Written task: Retype every line from the start of the data down to and including the line with "W, H = 4096, 2272". Skip the pictures.

Information supplied:
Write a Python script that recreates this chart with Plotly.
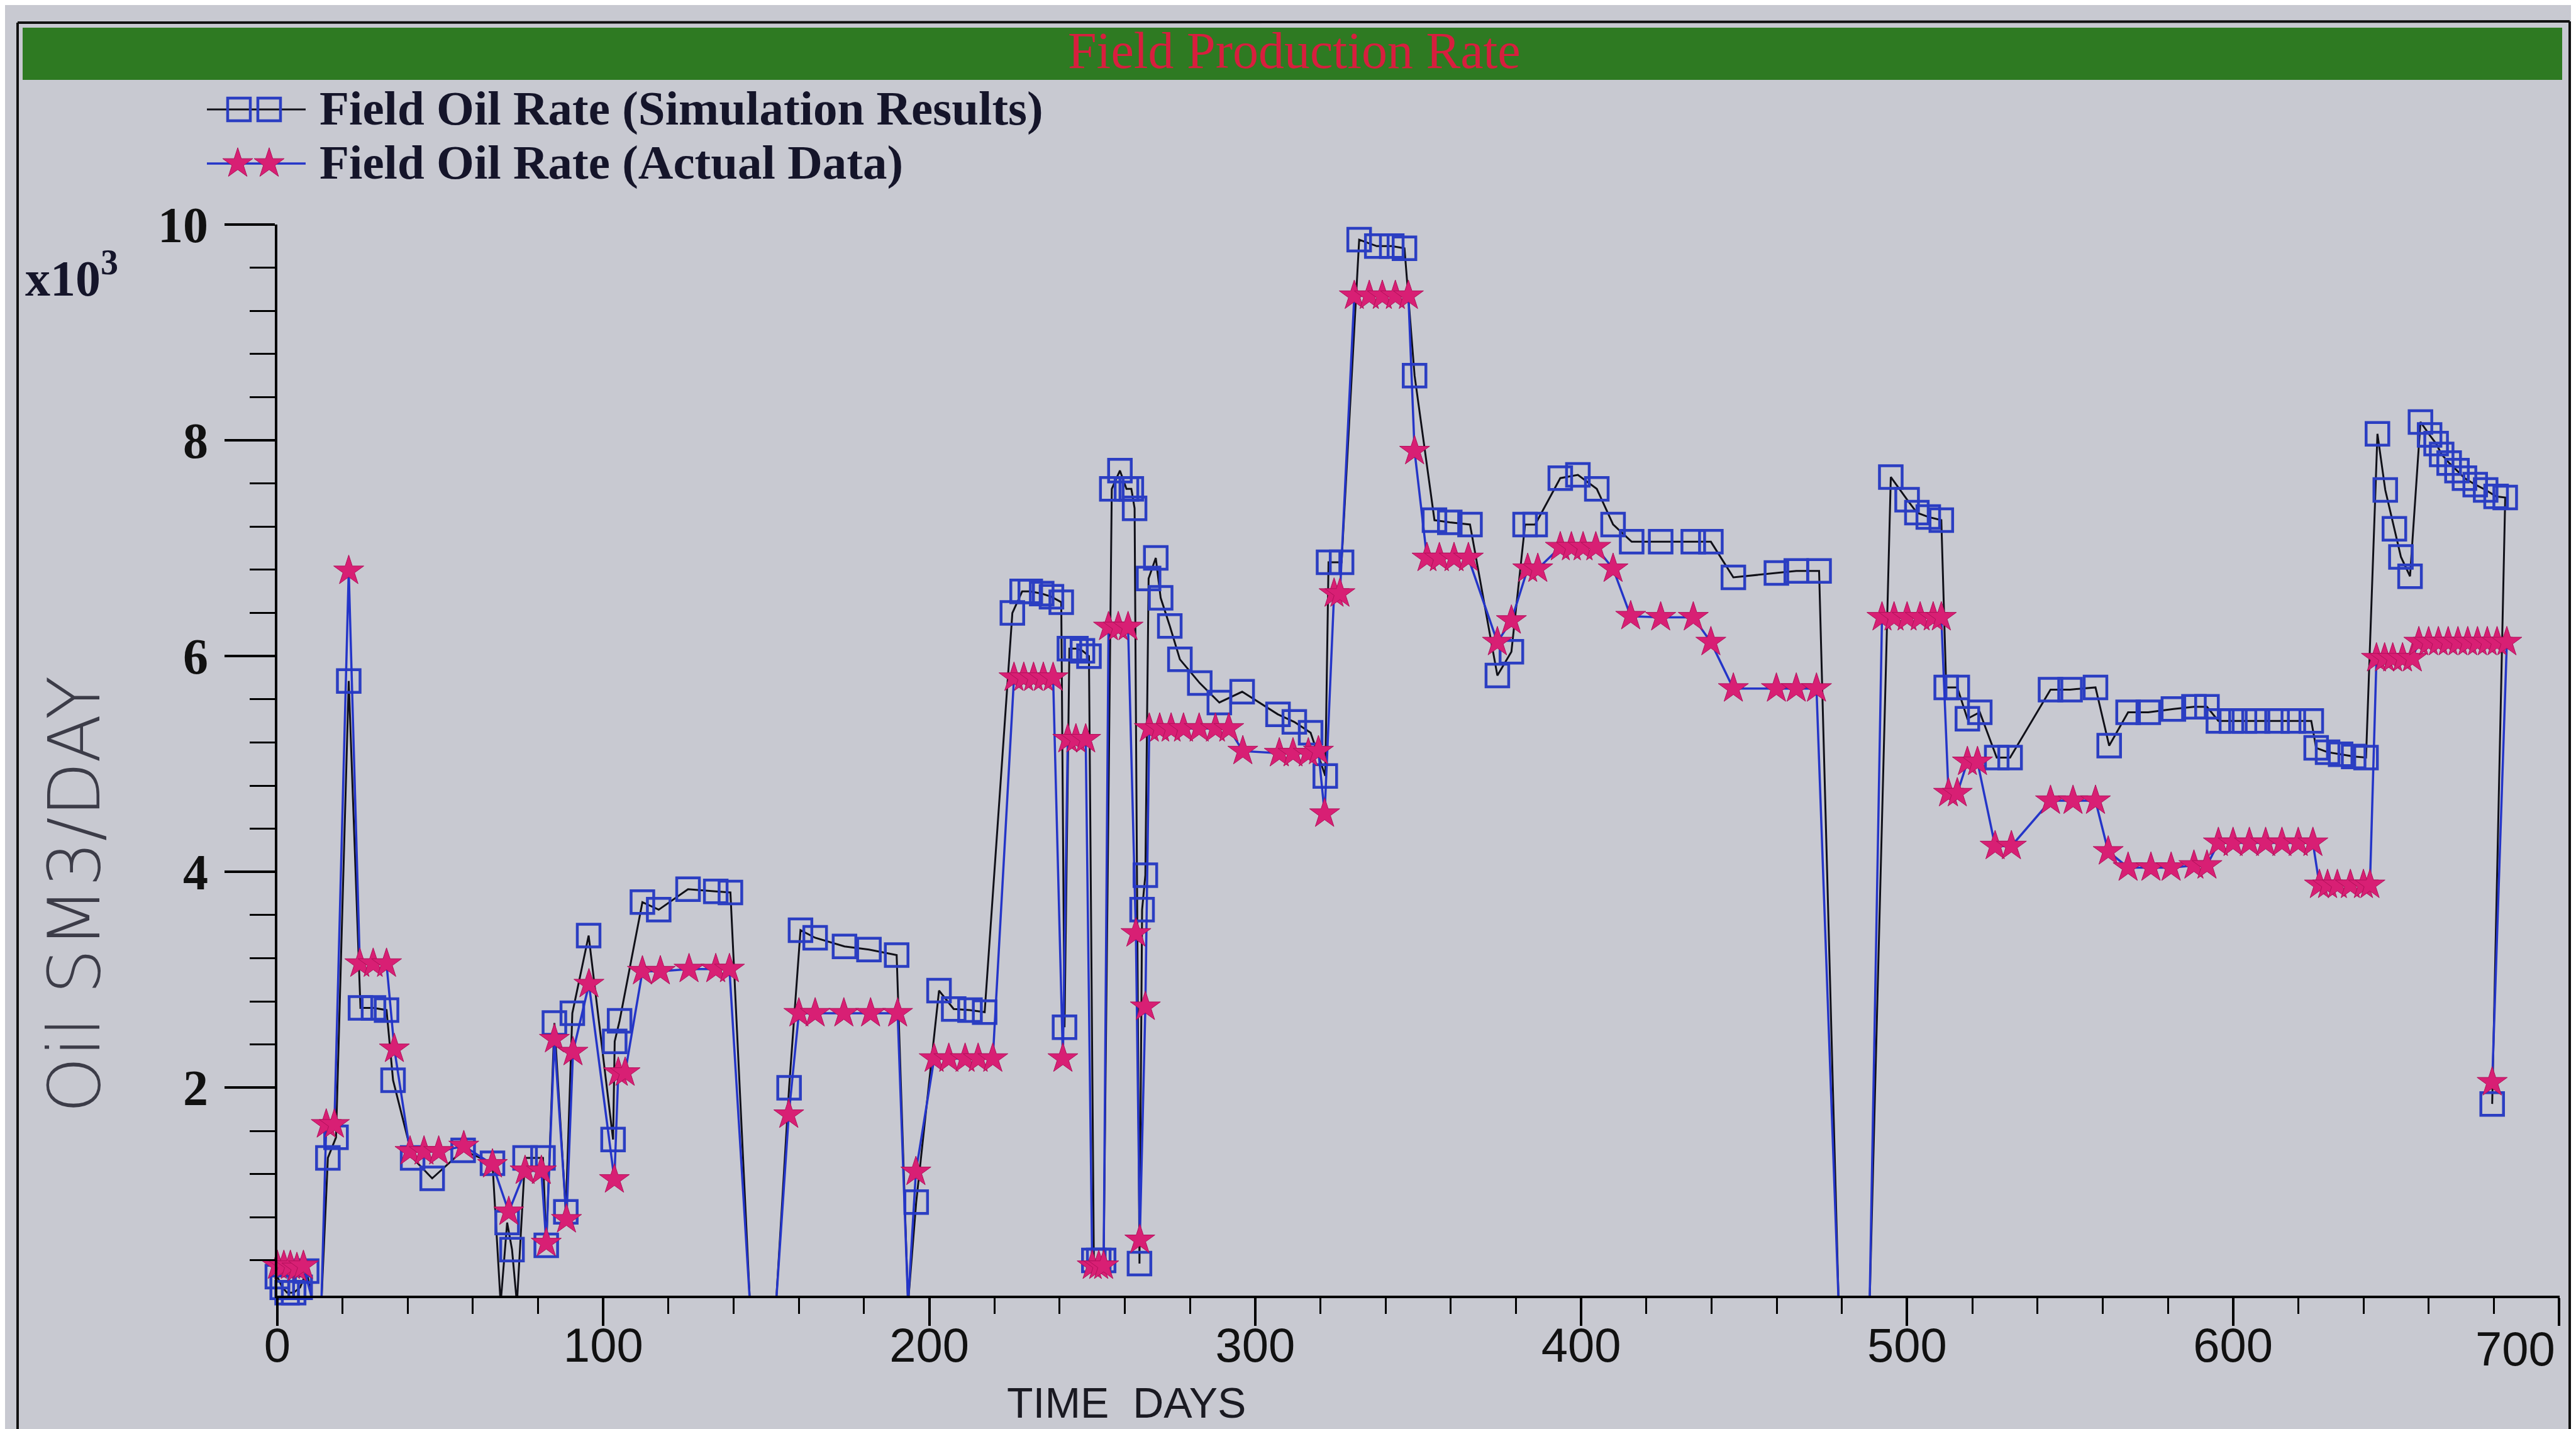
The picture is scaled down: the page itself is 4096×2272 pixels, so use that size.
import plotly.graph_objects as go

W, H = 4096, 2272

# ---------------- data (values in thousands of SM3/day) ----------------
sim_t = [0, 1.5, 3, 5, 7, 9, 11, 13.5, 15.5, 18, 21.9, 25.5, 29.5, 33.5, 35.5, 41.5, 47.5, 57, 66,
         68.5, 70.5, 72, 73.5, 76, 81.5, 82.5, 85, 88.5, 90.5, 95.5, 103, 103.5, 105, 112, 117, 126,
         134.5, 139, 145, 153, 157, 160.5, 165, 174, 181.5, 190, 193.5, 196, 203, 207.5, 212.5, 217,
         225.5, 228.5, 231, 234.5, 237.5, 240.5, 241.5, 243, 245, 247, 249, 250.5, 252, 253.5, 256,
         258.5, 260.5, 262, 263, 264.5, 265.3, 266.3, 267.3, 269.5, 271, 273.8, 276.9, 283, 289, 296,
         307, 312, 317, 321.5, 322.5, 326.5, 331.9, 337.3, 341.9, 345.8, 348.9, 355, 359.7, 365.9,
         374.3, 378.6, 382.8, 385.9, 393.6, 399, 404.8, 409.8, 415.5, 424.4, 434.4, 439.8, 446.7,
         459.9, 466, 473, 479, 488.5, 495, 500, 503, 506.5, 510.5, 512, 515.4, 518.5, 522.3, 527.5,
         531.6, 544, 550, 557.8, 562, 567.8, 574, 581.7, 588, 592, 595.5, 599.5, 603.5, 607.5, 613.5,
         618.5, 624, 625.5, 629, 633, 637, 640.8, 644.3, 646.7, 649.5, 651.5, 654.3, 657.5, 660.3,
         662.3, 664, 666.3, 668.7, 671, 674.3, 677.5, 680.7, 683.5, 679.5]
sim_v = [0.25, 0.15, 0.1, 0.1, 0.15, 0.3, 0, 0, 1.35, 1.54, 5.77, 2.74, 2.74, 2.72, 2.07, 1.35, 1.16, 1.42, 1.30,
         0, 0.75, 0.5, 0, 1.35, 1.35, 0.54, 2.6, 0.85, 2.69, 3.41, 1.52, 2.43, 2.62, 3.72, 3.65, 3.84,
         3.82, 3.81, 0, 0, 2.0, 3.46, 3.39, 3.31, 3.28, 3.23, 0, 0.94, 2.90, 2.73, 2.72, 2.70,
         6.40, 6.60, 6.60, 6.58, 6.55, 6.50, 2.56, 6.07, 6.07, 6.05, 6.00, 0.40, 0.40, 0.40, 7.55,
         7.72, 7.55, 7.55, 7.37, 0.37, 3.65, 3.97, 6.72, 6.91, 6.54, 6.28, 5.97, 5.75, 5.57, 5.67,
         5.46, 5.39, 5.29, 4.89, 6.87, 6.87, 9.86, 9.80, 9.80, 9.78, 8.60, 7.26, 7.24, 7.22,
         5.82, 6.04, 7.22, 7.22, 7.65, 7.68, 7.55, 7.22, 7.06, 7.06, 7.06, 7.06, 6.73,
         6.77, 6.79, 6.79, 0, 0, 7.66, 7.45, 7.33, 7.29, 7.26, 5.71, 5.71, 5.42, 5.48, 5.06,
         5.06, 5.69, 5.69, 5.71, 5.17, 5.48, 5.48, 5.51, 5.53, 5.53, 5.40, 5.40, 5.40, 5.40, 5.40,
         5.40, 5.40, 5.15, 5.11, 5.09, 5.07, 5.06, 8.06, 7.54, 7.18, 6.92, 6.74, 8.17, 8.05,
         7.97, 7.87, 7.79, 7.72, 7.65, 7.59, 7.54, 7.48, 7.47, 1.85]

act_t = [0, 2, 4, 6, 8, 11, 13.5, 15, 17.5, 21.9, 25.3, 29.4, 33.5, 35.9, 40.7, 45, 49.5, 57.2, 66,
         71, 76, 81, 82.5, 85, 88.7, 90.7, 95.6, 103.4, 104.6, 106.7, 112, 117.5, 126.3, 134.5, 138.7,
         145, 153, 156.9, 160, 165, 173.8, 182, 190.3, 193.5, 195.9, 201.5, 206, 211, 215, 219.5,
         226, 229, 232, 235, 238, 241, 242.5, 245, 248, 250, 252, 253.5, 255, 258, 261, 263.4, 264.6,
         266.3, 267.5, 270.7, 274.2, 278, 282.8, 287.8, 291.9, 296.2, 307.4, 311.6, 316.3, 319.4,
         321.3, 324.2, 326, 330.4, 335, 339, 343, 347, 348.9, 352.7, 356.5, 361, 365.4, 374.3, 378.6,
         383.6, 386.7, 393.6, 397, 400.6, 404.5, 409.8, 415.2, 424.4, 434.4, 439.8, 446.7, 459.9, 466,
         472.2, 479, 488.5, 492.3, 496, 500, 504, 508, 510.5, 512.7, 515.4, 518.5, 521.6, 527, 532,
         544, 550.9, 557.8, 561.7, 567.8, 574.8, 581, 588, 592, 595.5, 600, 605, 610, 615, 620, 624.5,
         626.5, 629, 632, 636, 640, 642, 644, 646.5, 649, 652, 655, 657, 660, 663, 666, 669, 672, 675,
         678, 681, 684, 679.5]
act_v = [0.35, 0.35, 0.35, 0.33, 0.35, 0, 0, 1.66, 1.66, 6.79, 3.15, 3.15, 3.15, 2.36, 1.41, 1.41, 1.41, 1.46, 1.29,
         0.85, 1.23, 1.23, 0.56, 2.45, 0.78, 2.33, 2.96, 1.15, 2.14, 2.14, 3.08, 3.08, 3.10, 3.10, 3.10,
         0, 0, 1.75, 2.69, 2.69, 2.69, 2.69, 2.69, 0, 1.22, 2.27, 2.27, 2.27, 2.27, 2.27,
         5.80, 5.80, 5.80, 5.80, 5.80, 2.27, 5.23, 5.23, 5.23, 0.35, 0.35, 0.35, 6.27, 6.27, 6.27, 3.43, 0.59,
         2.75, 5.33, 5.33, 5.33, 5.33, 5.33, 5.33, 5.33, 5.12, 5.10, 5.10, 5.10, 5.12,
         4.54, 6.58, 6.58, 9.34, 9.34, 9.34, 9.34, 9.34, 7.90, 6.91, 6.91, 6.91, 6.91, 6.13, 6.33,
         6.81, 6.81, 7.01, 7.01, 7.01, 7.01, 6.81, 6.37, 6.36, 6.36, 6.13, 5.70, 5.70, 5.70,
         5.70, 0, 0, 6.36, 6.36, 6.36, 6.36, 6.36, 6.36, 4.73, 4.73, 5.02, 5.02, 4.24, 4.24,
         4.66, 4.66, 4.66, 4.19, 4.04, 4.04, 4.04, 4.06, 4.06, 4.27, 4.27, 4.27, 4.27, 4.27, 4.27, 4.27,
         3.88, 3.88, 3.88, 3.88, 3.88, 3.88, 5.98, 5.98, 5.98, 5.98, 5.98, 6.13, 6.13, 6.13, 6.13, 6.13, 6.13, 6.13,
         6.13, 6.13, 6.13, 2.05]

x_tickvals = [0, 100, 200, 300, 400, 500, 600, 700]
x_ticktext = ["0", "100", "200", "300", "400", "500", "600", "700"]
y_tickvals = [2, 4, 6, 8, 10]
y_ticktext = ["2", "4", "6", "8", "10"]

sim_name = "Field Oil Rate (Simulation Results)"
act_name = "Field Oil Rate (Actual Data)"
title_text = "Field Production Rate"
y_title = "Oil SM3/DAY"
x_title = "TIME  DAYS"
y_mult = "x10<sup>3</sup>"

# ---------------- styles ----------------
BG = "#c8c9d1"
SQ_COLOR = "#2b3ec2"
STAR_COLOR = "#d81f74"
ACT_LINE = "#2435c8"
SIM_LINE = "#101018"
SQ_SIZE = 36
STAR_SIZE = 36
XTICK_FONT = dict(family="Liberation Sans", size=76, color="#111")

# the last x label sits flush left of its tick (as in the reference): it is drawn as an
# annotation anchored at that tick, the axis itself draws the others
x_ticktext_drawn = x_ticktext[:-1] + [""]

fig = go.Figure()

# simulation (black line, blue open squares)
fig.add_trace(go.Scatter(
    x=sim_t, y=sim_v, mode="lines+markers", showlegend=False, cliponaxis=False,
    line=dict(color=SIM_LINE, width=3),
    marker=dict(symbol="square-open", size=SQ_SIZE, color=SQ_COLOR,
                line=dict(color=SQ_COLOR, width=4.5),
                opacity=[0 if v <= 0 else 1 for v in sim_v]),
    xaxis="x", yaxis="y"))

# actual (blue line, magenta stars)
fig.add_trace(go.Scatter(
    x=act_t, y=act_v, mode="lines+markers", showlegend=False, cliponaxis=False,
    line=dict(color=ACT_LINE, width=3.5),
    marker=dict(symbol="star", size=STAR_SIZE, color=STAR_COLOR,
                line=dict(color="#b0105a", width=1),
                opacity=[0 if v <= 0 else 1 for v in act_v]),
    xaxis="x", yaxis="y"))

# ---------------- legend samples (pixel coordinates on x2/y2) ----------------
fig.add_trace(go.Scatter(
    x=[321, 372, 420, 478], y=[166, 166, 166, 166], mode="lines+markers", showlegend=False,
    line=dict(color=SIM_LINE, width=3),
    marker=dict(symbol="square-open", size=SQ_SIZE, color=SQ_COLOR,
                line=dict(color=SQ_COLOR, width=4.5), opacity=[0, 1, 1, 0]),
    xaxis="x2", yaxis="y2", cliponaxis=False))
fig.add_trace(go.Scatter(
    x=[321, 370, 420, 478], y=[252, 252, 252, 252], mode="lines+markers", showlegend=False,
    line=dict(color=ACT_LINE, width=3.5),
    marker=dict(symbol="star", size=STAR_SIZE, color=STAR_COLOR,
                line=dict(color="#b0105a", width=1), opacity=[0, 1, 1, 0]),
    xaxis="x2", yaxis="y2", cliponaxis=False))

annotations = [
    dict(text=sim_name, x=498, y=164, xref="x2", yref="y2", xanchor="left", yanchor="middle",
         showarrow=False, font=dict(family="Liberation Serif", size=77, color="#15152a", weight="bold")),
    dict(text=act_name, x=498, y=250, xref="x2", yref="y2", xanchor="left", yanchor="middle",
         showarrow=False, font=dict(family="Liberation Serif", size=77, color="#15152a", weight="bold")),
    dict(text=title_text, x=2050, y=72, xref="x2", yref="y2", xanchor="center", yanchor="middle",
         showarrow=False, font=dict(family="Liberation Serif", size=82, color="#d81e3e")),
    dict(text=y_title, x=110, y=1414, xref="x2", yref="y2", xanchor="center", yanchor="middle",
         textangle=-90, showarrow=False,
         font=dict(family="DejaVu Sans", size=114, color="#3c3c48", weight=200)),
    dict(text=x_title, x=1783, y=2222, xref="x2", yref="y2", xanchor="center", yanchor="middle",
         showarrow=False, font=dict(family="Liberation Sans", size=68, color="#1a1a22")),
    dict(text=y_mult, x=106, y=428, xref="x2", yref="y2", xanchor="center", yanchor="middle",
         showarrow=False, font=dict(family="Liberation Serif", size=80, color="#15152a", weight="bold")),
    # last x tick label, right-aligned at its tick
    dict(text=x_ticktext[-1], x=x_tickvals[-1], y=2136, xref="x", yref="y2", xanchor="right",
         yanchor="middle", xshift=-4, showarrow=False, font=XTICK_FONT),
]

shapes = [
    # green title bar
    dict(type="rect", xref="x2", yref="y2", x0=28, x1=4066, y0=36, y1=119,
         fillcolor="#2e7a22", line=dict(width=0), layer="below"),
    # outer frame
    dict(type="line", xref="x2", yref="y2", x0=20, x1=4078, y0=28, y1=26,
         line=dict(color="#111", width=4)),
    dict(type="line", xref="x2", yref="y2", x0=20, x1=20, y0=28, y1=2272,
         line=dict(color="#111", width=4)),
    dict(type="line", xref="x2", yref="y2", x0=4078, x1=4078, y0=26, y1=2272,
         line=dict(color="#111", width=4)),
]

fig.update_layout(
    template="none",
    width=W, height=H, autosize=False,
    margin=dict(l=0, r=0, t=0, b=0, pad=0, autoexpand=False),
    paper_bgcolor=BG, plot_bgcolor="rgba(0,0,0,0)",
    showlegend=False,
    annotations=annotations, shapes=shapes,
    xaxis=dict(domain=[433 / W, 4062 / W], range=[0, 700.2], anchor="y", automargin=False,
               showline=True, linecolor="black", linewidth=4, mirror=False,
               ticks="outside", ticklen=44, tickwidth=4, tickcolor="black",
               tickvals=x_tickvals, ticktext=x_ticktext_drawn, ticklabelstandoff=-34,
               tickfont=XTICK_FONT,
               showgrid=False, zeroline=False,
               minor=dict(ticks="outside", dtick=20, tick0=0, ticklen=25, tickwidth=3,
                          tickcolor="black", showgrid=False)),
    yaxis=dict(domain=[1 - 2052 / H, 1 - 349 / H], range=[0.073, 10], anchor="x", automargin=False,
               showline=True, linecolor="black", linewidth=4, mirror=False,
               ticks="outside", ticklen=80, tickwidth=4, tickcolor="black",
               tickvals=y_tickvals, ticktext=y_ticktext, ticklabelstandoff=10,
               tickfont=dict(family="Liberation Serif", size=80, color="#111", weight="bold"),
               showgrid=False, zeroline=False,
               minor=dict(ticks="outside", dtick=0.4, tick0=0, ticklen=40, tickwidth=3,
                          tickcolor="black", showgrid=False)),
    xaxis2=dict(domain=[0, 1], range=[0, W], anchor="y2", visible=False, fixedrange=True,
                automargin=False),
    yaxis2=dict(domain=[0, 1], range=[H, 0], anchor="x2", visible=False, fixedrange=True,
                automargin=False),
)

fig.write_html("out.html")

Result:
Write a Python script that recreates this chart with Plotly.
The picture is scaled down: the page itself is 4096×2272 pixels, so use that size.
import plotly.graph_objects as go

W, H = 4096, 2272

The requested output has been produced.